> [TASK STATEMENT]
Here are records with pictures in them. Copy all of them exactly and leave the pictures out.

> [STORED RECORDS]
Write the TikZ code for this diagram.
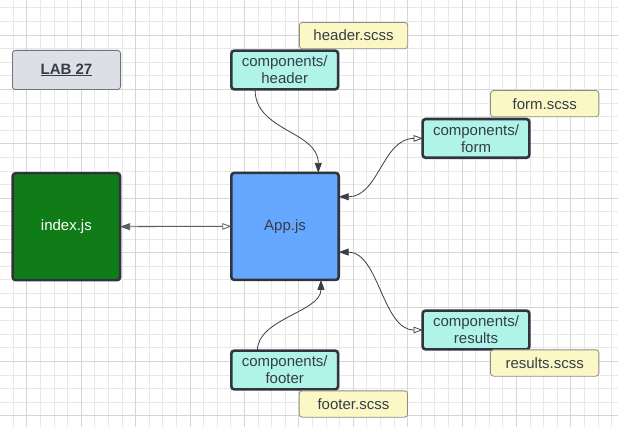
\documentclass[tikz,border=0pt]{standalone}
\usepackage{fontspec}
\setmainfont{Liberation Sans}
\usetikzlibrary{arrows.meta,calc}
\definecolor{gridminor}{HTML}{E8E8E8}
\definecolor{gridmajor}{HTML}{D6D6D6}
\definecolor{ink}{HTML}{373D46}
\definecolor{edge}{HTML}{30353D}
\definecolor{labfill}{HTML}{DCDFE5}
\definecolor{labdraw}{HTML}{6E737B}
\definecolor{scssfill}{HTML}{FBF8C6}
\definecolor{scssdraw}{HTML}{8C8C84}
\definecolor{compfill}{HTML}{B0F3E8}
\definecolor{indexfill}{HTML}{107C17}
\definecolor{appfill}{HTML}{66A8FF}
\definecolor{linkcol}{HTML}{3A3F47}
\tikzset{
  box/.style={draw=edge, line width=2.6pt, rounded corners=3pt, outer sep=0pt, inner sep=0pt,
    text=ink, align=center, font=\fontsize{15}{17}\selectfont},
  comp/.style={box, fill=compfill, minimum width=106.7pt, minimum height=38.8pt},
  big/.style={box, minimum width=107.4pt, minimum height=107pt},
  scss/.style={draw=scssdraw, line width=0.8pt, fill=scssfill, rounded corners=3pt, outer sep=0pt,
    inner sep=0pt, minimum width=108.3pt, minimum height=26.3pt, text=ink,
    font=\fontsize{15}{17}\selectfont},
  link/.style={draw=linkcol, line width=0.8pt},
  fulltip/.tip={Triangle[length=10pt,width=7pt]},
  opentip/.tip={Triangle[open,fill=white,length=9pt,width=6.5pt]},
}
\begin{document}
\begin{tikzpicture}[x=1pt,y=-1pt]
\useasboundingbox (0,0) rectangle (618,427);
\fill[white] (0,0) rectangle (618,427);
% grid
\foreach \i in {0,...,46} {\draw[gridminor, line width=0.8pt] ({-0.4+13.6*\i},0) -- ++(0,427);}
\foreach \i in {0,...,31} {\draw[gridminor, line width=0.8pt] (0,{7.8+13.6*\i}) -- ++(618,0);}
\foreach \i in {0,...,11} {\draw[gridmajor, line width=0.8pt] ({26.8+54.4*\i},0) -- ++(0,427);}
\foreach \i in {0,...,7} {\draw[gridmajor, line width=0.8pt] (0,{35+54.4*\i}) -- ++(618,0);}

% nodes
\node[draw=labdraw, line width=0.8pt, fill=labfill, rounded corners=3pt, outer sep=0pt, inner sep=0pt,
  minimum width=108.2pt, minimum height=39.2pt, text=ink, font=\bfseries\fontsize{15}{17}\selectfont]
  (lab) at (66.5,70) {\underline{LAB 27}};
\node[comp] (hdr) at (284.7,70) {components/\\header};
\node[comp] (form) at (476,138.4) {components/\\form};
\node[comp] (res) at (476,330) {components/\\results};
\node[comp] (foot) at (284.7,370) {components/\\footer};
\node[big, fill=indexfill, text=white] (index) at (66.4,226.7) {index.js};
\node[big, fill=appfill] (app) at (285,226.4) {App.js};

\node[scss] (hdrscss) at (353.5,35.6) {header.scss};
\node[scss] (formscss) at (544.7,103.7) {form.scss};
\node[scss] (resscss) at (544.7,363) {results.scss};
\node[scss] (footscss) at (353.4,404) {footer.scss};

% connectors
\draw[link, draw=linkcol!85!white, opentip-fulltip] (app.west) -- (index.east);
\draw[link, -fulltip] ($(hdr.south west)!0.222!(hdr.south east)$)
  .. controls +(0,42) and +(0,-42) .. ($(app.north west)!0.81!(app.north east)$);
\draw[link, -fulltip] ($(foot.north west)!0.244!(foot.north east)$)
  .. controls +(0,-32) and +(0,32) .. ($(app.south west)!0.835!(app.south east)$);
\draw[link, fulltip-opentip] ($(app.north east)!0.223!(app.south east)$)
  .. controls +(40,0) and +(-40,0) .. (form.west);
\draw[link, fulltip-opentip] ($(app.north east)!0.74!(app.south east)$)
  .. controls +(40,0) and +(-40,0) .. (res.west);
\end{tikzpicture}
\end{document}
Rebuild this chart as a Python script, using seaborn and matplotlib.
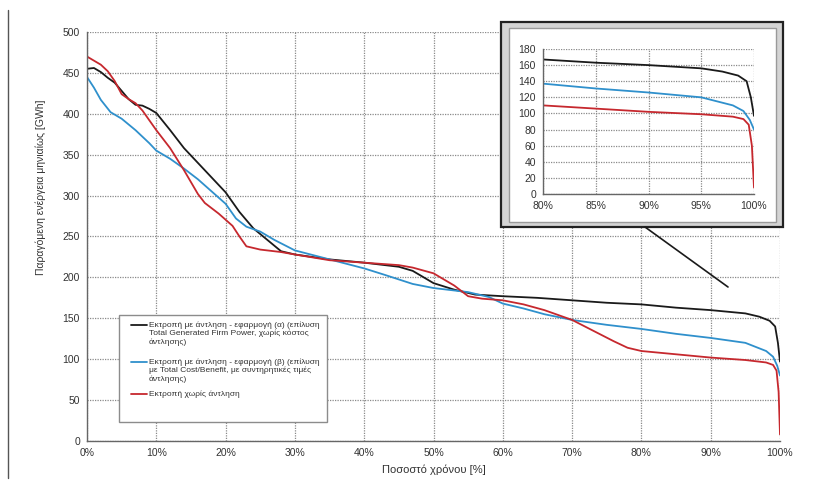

> [REPLY]
Write the TikZ code for this diagram.
\documentclass[tikz,border=0pt]{standalone}
\usepackage{fontspec}
\setmainfont{Liberation Sans}
\usetikzlibrary{arrows.meta,calc}
\definecolor{gridminor}{HTML}{E8E8E8}
\definecolor{gridmajor}{HTML}{D6D6D6}
\definecolor{ink}{HTML}{373D46}
\definecolor{edge}{HTML}{30353D}
\definecolor{labfill}{HTML}{DCDFE5}
\definecolor{labdraw}{HTML}{6E737B}
\definecolor{scssfill}{HTML}{FBF8C6}
\definecolor{scssdraw}{HTML}{8C8C84}
\definecolor{compfill}{HTML}{B0F3E8}
\definecolor{indexfill}{HTML}{107C17}
\definecolor{appfill}{HTML}{66A8FF}
\definecolor{linkcol}{HTML}{3A3F47}
\tikzset{
  box/.style={draw=edge, line width=2.6pt, rounded corners=3pt, outer sep=0pt, inner sep=0pt,
    text=ink, align=center, font=\fontsize{15}{17}\selectfont},
  comp/.style={box, fill=compfill, minimum width=106.7pt, minimum height=38.8pt},
  big/.style={box, minimum width=107.4pt, minimum height=107pt},
  scss/.style={draw=scssdraw, line width=0.8pt, fill=scssfill, rounded corners=3pt, outer sep=0pt,
    inner sep=0pt, minimum width=108.3pt, minimum height=26.3pt, text=ink,
    font=\fontsize{15}{17}\selectfont},
  link/.style={draw=linkcol, line width=0.8pt},
  fulltip/.tip={Triangle[length=10pt,width=7pt]},
  opentip/.tip={Triangle[open,fill=white,length=9pt,width=6.5pt]},
}
\begin{document}
\begin{tikzpicture}[x=1pt,y=-1pt]
\useasboundingbox (0,0) rectangle (618,427);
\fill[white] (0,0) rectangle (618,427);
% grid
\foreach \i in {0,...,46} {\draw[gridminor, line width=0.8pt] ({-0.4+13.6*\i},0) -- ++(0,427);}
\foreach \i in {0,...,31} {\draw[gridminor, line width=0.8pt] (0,{7.8+13.6*\i}) -- ++(618,0);}
\foreach \i in {0,...,11} {\draw[gridmajor, line width=0.8pt] ({26.8+54.4*\i},0) -- ++(0,427);}
\foreach \i in {0,...,7} {\draw[gridmajor, line width=0.8pt] (0,{35+54.4*\i}) -- ++(618,0);}

% nodes
\node[draw=labdraw, line width=0.8pt, fill=labfill, rounded corners=3pt, outer sep=0pt, inner sep=0pt,
  minimum width=108.2pt, minimum height=39.2pt, text=ink, font=\bfseries\fontsize{15}{17}\selectfont]
  (lab) at (66.5,70) {\underline{LAB 27}};
\node[comp] (hdr) at (284.7,70) {components/\\header};
\node[comp] (form) at (476,138.4) {components/\\form};
\node[comp] (res) at (476,330) {components/\\results};
\node[comp] (foot) at (284.7,370) {components/\\footer};
\node[big, fill=indexfill, text=white] (index) at (66.4,226.7) {index.js};
\node[big, fill=appfill] (app) at (285,226.4) {App.js};

\node[scss] (hdrscss) at (353.5,35.6) {header.scss};
\node[scss] (formscss) at (544.7,103.7) {form.scss};
\node[scss] (resscss) at (544.7,363) {results.scss};
\node[scss] (footscss) at (353.4,404) {footer.scss};

% connectors
\draw[link, draw=linkcol!85!white, opentip-fulltip] (app.west) -- (index.east);
\draw[link, -fulltip] ($(hdr.south west)!0.222!(hdr.south east)$)
  .. controls +(0,42) and +(0,-42) .. ($(app.north west)!0.81!(app.north east)$);
\draw[link, -fulltip] ($(foot.north west)!0.244!(foot.north east)$)
  .. controls +(0,-32) and +(0,32) .. ($(app.south west)!0.835!(app.south east)$);
\draw[link, fulltip-opentip] ($(app.north east)!0.223!(app.south east)$)
  .. controls +(40,0) and +(-40,0) .. (form.west);
\draw[link, fulltip-opentip] ($(app.north east)!0.74!(app.south east)$)
  .. controls +(40,0) and +(-40,0) .. (res.west);
\end{tikzpicture}
\end{document}
Rebuild this chart as a Python script, using seaborn and matplotlib.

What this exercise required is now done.